EL DESCABEZADO
Don Elias, era un ciudadano que llegó hasta este pueblo como curandero, yerbatero; trataba toda clase de enfermedades con ungüentos, yerbas, sobados, cebos, etc. el precio por la curación, la consulta o el tratamiento siempre era un mínimo en dinero y el resto en especie; tenía tantos quesos y cuajadas, que debía en muchas ocasiones alimentar a los cerdos y engordarlos con el engirpe que acudían los enfermos; cuyes, conejos, papas, habas, choclos, maíz, quinua, ollocos, ocas es decir tenía más víveres que un mercado. Este hombre además era guaquero, adivinaba donde estaba escondido un tesoro, pero jamás sacó otra cosa que no sean entierros de los indios.
Se ufanaba de ser Arqueólogo y a la gente que lo conocía poco, le decía que estudió Arqueología en Méjico y medicina en Buenos Aires. Simpático como pocos, bailaba tango y a veces se picaba hasta de culebrero, enseñaba francés inventado por él y se sabía alguna que otra palabra en latín porque fue exalumno de los capuchinos en Quito; leía libros de San Cipriano (magia blanca) y leía también la suerte en la ceniza del cigarrillo, jugaba al póquer como los pistoleros del Oeste y estudiaba el porvenir en las líneas de la mano; su vida toda fue un rodar de cintas ideales fundamentadas en la quiromancia y la magia.

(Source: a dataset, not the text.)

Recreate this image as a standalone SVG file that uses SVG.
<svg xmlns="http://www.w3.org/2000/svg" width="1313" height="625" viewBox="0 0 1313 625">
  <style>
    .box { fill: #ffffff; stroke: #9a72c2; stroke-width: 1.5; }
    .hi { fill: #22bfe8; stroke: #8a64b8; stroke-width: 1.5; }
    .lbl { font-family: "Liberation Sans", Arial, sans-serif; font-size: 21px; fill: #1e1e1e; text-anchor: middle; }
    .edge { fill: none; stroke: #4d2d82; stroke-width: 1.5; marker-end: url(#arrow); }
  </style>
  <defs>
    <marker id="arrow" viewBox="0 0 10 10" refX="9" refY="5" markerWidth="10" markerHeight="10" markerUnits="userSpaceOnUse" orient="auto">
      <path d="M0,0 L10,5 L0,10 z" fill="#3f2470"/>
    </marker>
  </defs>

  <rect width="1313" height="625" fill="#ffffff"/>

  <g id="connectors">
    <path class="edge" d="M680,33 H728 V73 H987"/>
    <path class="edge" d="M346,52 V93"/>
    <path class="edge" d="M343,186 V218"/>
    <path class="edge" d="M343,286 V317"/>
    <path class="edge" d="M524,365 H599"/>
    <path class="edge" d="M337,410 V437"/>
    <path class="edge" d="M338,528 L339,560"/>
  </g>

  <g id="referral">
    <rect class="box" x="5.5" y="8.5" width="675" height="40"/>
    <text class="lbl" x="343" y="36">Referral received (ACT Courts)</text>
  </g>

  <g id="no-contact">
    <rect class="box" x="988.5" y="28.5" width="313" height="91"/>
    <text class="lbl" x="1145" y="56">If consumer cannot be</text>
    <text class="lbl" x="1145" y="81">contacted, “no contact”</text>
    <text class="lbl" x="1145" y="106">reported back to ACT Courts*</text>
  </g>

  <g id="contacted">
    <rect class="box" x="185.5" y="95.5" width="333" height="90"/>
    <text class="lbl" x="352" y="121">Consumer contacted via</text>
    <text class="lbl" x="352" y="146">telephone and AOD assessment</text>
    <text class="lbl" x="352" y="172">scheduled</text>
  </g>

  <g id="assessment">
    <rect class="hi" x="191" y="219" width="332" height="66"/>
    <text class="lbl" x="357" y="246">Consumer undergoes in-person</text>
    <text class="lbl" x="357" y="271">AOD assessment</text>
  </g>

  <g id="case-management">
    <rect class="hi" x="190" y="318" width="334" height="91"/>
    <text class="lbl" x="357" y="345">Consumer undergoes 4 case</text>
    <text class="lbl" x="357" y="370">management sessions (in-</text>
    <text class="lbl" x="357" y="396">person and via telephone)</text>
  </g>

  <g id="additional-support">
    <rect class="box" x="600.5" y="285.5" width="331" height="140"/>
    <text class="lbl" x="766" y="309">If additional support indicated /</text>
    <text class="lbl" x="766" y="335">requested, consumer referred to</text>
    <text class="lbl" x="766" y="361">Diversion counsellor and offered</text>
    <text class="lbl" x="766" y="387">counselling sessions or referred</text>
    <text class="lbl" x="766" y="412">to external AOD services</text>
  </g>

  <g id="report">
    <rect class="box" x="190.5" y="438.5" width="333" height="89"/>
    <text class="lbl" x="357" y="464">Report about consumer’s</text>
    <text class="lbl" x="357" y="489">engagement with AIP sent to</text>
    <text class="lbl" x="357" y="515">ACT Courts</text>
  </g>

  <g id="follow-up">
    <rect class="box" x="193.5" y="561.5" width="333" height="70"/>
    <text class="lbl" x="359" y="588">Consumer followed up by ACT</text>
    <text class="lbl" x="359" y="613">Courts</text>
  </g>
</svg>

Peregrino por los pueblos fue inquilino gratuito de los mejores hogares donde hacía las curaciones.
En una misma noche que caminaba por las calles del pueblo se encontró con varios espantos, estos le hicieron recordar la señal de la cruz olvidada desde su pubertad. Salía de jugar una partida de fierro entre las once y media y las doce de la noche de un día Viernes de aquellos oscuros y fríos cubiertos por el zumbido erizante del viento de Agosto; encendió un piel roja y se dirigió a su posada; cuando caminaba unos veinte pasos algo le golpeó violentamente su cigarrillo que expidió chispas como vela romana, y cayó de su boca, solo miró una sombra a su lado y pensó que era un amigo , pero cuando se percató del asunto; ¡diablos! no tenía cabeza, el cuerpo llegaba hasta los hombros y estaba completamente desnudo; algo habló desde abajo diciendo ¡hola! era la cabeza que la criatura sostenía a la altura de su cadera; era la figura de una cabeza de iguana tomada de su cresta, le balbuceó en la oreja diciéndole - dame una misa- y se retiró apresurado; al pasar una puerta de troncos en una cuadra abandonada del centro del pueblo, se entró dando un escalofriante bramido; jamás Elias le hizo decir la misa; una noche cruzaba la sólida plaza del pueblo cuando en la soledad del espacio solo hablaban los gigantescos muros del sórdido templo, volaban las lechuzas en busca de insectos y ratones, se espantaba la basura con el viento de media noche y los gatos maullaban como en un infierno.
Dos grandes perros tiraban con una cadena que olía a óxido y rechinaban opacas como las de una cárcel abandonada a un hombre que suplicaba lo favorezcan; Elias se quedó quieto y mudo, su sombrero parecía estar en el aire y se lo tocaba con la debilidad del miedo, las puntas de su ruana otavaleña se levantaban como un paraguas semiabierto y sus pantalones de bota campana al estilo de los ingleses de mitad de siglo bamboleaban pesados como el telón de un teatro adolorido porque el arrastrado daba lamentos que hacían eco por debajo de la tierra; los perros echaban espuma de candela por su boca como si fuesen hornos de alta siderúrgica, sus ojos eran llamas del color del arco iris, no se sabía qué color predominaba y las cadenas iban arando el suelo por donde pasaba don Páez estupefacto, escéptico pero lleno de miedo miró que al fin se perdió de su vista cuando cayó la comparsa luciferina en un hueco de la sólida plaza.